Curious about Claude Code, but figured it looks a bit too technical?
Then Codex, a new agent tool from OpenAI, is a good place to start. It gives you a lot of the same capabilities, but wrapped in a way that makes it really easy to get going with.
The name Codex is a little misleading. You don't have to code, and you don't need any special interest in AI, to get value out of it. If you work with documents, emails, spreadsheets or presentations (so, pretty much every office job out there), Codex is probably relevant for you.

The Codex interface looks a lot like ChatGPT, but it's a completely separate tool. You can download the Codex app for macOS or Windows. It's only available on paid plans: ChatGPT Plus and Pro (for individuals), and Business and Enterprise (for companies).
Codex is OpenAI's new agent tool, and it can work directly with the files and projects on your PC. It doesn't just reply in a chat. It can read, change and create files for you. You can also give Codex access to many of the other tools you work with, like Outlook, SharePoint, Teams and a lot more, so it can carry out tasks there too.
If you haven't used this kind of agent tool before, ease in slowly. Give Codex very limited access at first (a few test folders, say), and learn how it behaves before you let it touch important folders or systems.
This guide is a general introduction to Codex for those of you who haven't used anything like it before.
I'll walk through the five most important features in Codex, with examples from a typical office day. The goal is to help readers without an IT background get comfortable with what the tool can do, all explained in plain language without unnecessary technical jargon.
Let's get started.
The first and probably biggest difference from ChatGPT: you can give Codex access to the files on your own machine. Thankfully you don't have to grant access to everything. Start with a single folder.

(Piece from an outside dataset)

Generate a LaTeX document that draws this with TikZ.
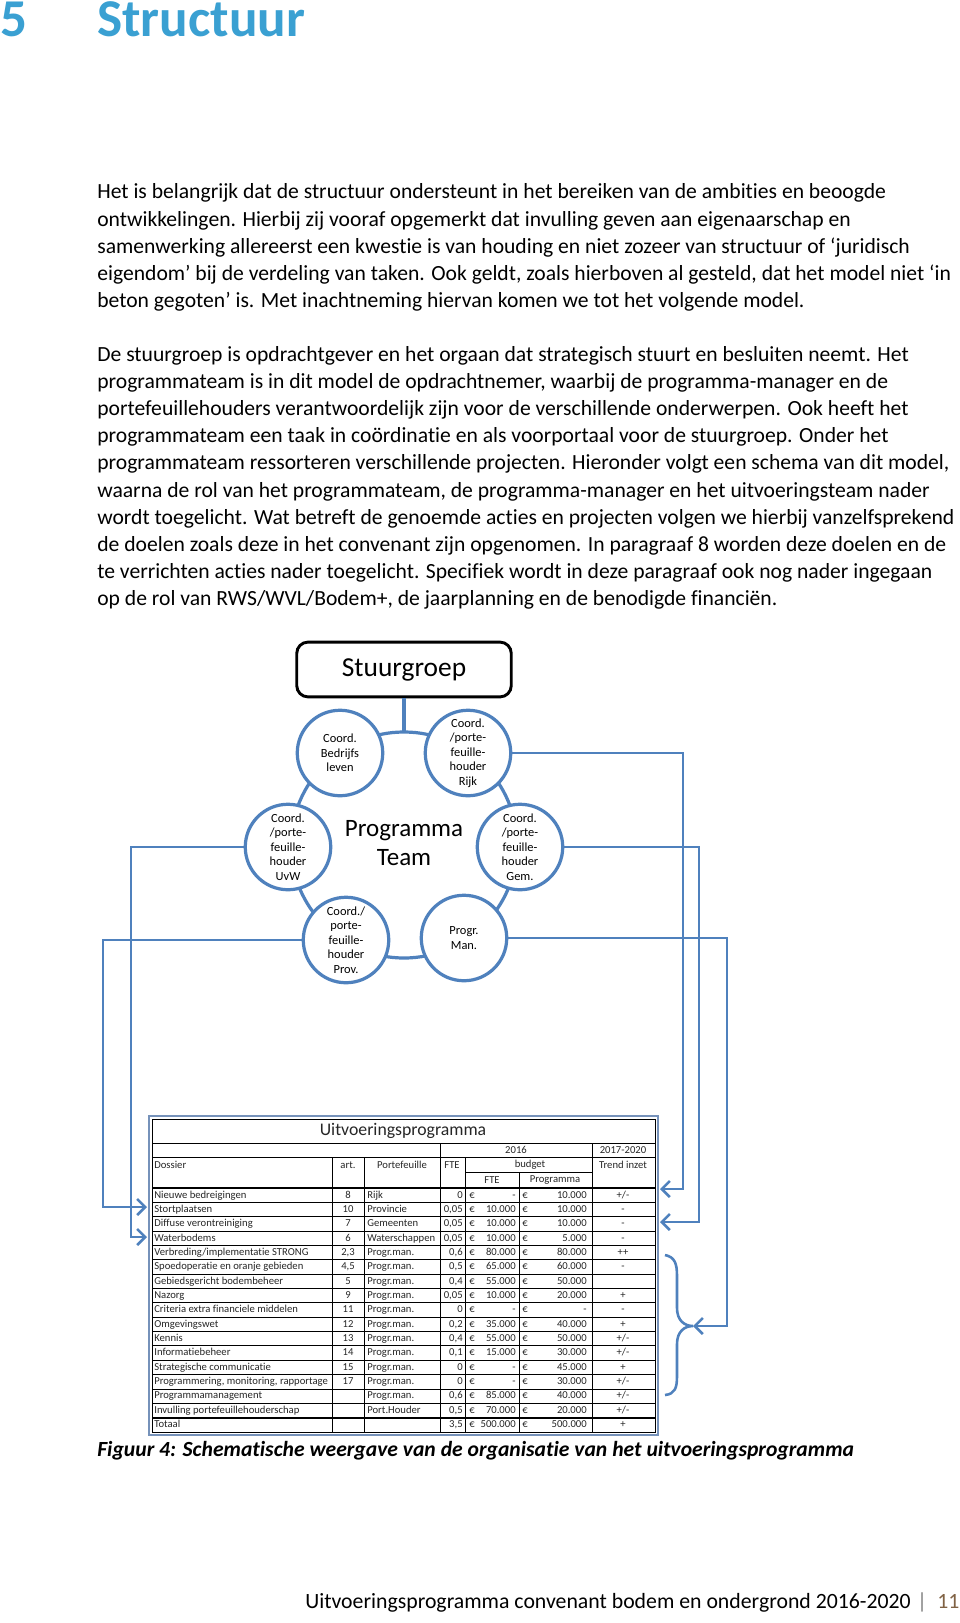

How is this different from just sharing some files with an AI chatbot?
When you chat in ChatGPT or Claude, you have to upload files every time. Those files get cached in the cloud at the AI provider. With Codex, you just point at a folder, and the agent reads, edits and creates files there.

For example. Say you have a folder with 150 invoices, a mix of PDFs and images. You can ask Codex:
The folder Invoices contains my supplier invoices. Analyse them and make an Excel sheet that shows total amount, breakdown per supplier, and monthly trends. Save the sheet in the same folder.
Codex finds the folder, reads every invoice (including the ones that are just images), drops the numbers into a spreadsheet, and saves it where you told it to.
The same idea works for any other type of file: meeting notes, contracts, applications, client letters. If it lives in a folder on your machine, Codex can help you analyse it and present the findings in whatever format you want.